Sport has the ability to be one of the single most unifying forces in the world. So, what is the power of sport?

Just watch the Boston Bruin’s National Anthem following the Boston Marathon Bombings.

Or Big Papi’s speech after those same Terrorist Bombings.

Consider one of the many stories I heard our Founder and Chairman, Bernie Mullin, tell our staff when he returned from the Sport at the Service of Humanity Conference at the Vatican in Rome, Italy – about a young boy who hid in a tree during the genocide in Darfur, Sudan. He watched both of his parents and many others slaughtered by revolutionary armies wielding machetes. This young boy was traumatized, not wanting to believe what he had seen with his own eyes. He didn’t drink or eat for three days – he just sat up in the tree, wetting and soiling himself while not moving.

Doctors tried to talk him down for days.
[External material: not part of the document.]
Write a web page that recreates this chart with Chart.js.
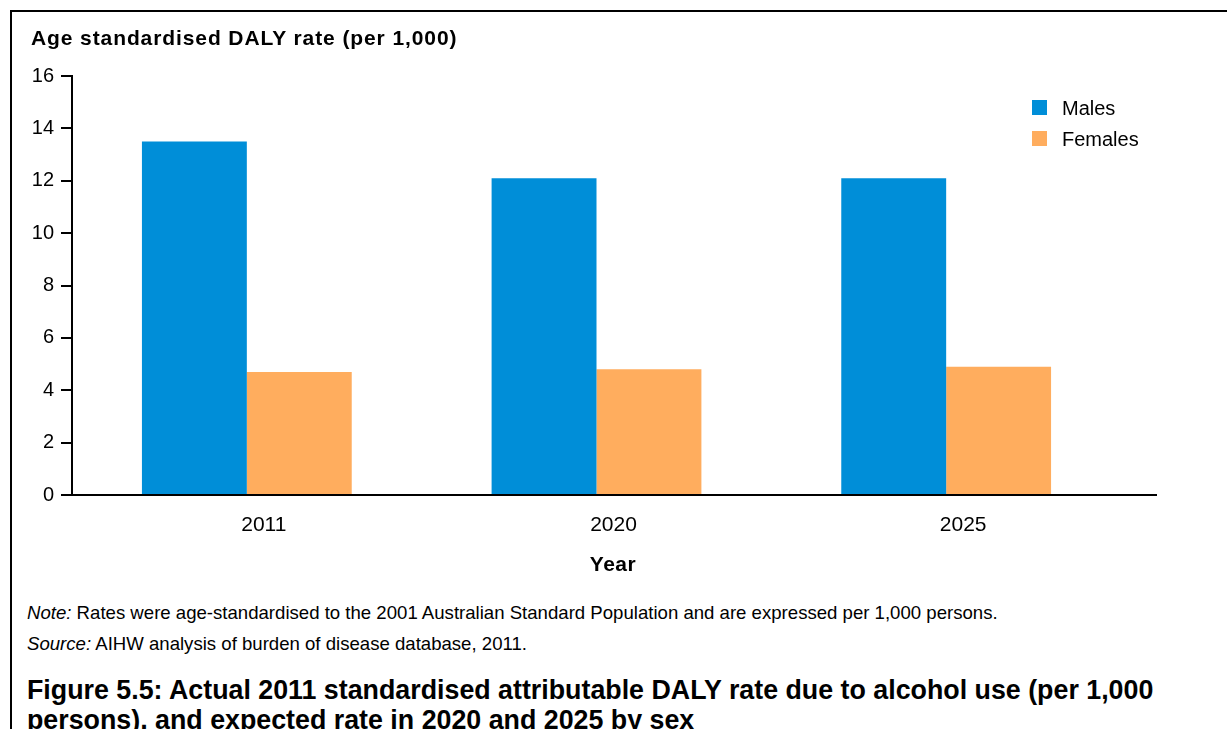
<!DOCTYPE html>
<html>
<head>
<meta charset="utf-8">
<script src="https://cdn.jsdelivr.net/npm/chart.js@4.4.0/dist/chart.umd.min.js"></script>
<style>
  body { margin: 0; background: #fff; font-family: "Liberation Sans", Arial, sans-serif; color: #000; }
  #page { position: relative; width: 1227px; height: 729px; overflow: hidden; }
  #frame { position: absolute; left: 10px; top: 10px; width: 1300px; height: 800px; border: 2px solid #000; box-sizing: border-box; }
  #wrap { position: absolute; left: 0; top: 0; width: 1227px; height: 590px; }
  #ytitle { position: absolute; left: 31px; top: 26px; font-weight: bold; font-size: 21px; letter-spacing: 0.9px; }
  #xtitle { position: absolute; left: 513px; width: 200px; top: 552px; text-align: center; font-weight: bold; font-size: 21px; letter-spacing: 0.5px; }
  #legend { position: absolute; left: 1032px; top: 97px; font-size: 20px; }
  .item { height: 31px; display: flex; align-items: flex-start; }
  .swatch { width: 15px; height: 15px; margin-top: 3px; margin-right: 15px; }
  .note { position: absolute; left: 27px; font-size: 18.6px; }
  #caption { position: absolute; left: 27px; top: 675px; font-weight: bold; font-size: 26.8px; line-height: 30px; }
</style>
</head>
<body>
<div id="page">
  <div id="frame"></div>
  <div id="wrap"><canvas id="chart"></canvas></div>
  <div id="ytitle">Age standardised DALY rate (per 1,000)</div>
  <div id="xtitle">Year</div>
  <div id="legend"></div>
  <div class="note" style="top:602px"><i>Note:</i> Rates were age-standardised to the 2001 Australian Standard Population and are expressed per 1,000 persons.</div>
  <div class="note" style="top:633px"><i>Source:</i> AIHW analysis of burden of disease database, 2011.</div>
  <div id="caption">Figure 5.5: Actual 2011 standardised attributable DALY rate due to alcohol use (per 1,000<br>persons), and expected rate in 2020 and 2025 by sex</div>
</div>
<script>
const years = ['2011', '2020', '2025'];
const seriesNames = ['Males', 'Females'];
const malesRate = [13.5, 12.1, 12.1];
const femalesRate = [4.7, 4.8, 4.9];
const seriesColors = ['#008ED8', '#FFAD5E'];

const yMin = 0;
const yMax = 16;
const yStep = 2;

// x axis line runs past the last category, like the original
const extendedAxis = {
  id: 'extendedAxis',
  afterDraw(chart) {
    const ctx = chart.ctx;
    const area = chart.chartArea;
    ctx.save();
    ctx.strokeStyle = '#000';
    ctx.lineWidth = 2;
    ctx.beginPath();
    ctx.moveTo(area.left, area.bottom);
    ctx.lineTo(area.right + 36, area.bottom);
    ctx.stroke();
    ctx.restore();
  }
};

const datasets = [malesRate, femalesRate].map((values, i) => ({
  label: seriesNames[i],
  data: values,
  backgroundColor: seriesColors[i],
  borderWidth: 0,
  barPercentage: 1,
  categoryPercentage: 0.6
}));

// html legend built from the datasets
const legendEl = document.getElementById('legend');
datasets.forEach(ds => {
  const item = document.createElement('div');
  item.className = 'item';
  item.innerHTML = `<div class="swatch" style="background:${ds.backgroundColor}"></div><span>${ds.label}</span>`;
  legendEl.appendChild(item);
});

const fontFamily = '"Liberation Sans", Arial, sans-serif';

new Chart(document.getElementById('chart'), {
  type: 'bar',
  data: { labels: years, datasets: datasets },
  plugins: [extendedAxis],
  options: {
    responsive: true,
    maintainAspectRatio: false,
    animation: false,
    layout: { padding: { left: 12, top: 76, right: 106, bottom: 16 } },
    plugins: {
      legend: { display: false },
      tooltip: { enabled: false }
    },
    scales: {
      x: {
        grid: { display: false, drawTicks: false },
        border: { display: false },
        ticks: { color: '#000', font: { family: fontFamily, size: 21 }, padding: 18, labelOffset: 17 },
        afterFit: scale => { scale.height = 79; }
      },
      y: {
        min: yMin,
        max: yMax,
        grid: { drawOnChartArea: false, color: '#000', lineWidth: 2, tickLength: 11 },
        border: { color: '#000', width: 2 },
        ticks: { stepSize: yStep, color: '#000', font: { family: fontFamily, size: 20 }, padding: 7 },
        afterFit: scale => { scale.width = 60; }
      }
    }
  }
});
</script>
</body>
</html>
A psychiatrist was tasked with getting him down from the tree, and still, after multiple attempts, he was unsuccessful. Finally, the psychiatrist gathered a group of young children around the boy’s age and led them to play soccer right under the tree where the boy had taken refuge. Within minutes the boy came down to join in the game, because to him, it was a sign that life could go on.

Sport has the unique power to change individual’s lives, the lives of family members and ability to positively impact the world. It should be the truest forum for demonstration of all that can be and is good with the human spirit.

The rules of sports are exactly the same universally for every country in the world. Until the game is actually played, no one knows the outcome. Think about the NCAA Men’s College Basketball Tournament (“March Madness”) and the wonderful “David beats Goliath” stories we see and hear every year. We know those aren’t scripted.

Sport has the uncanny ability to give hope to fans. How about the Cleveland Indian fans (with their 68-year Championship drought) making it all the way to the World Series, and the Chicago Cubs ending an even longer 108-year drought (Congrats on the win!)? An entire nation can go “nuts” with a victory in the World Cup Final or a Gold Medal podium visit during the Olympics by an athlete from their home country, instantly evoking a feeling of immense national pride.

With all the challenges and issues currently facing society, it is timely and necessary for us to wake up to the massive power for good that sports can provide to us individually, or on a broader scale through the community, society, and the world. As Bernie said in the article, “Restoring the Faith in Faith Using Sport” – Start with yourself, then your loved ones, friends and associates and spread the message of Faith in Humanity and Faith in the Power of Sports.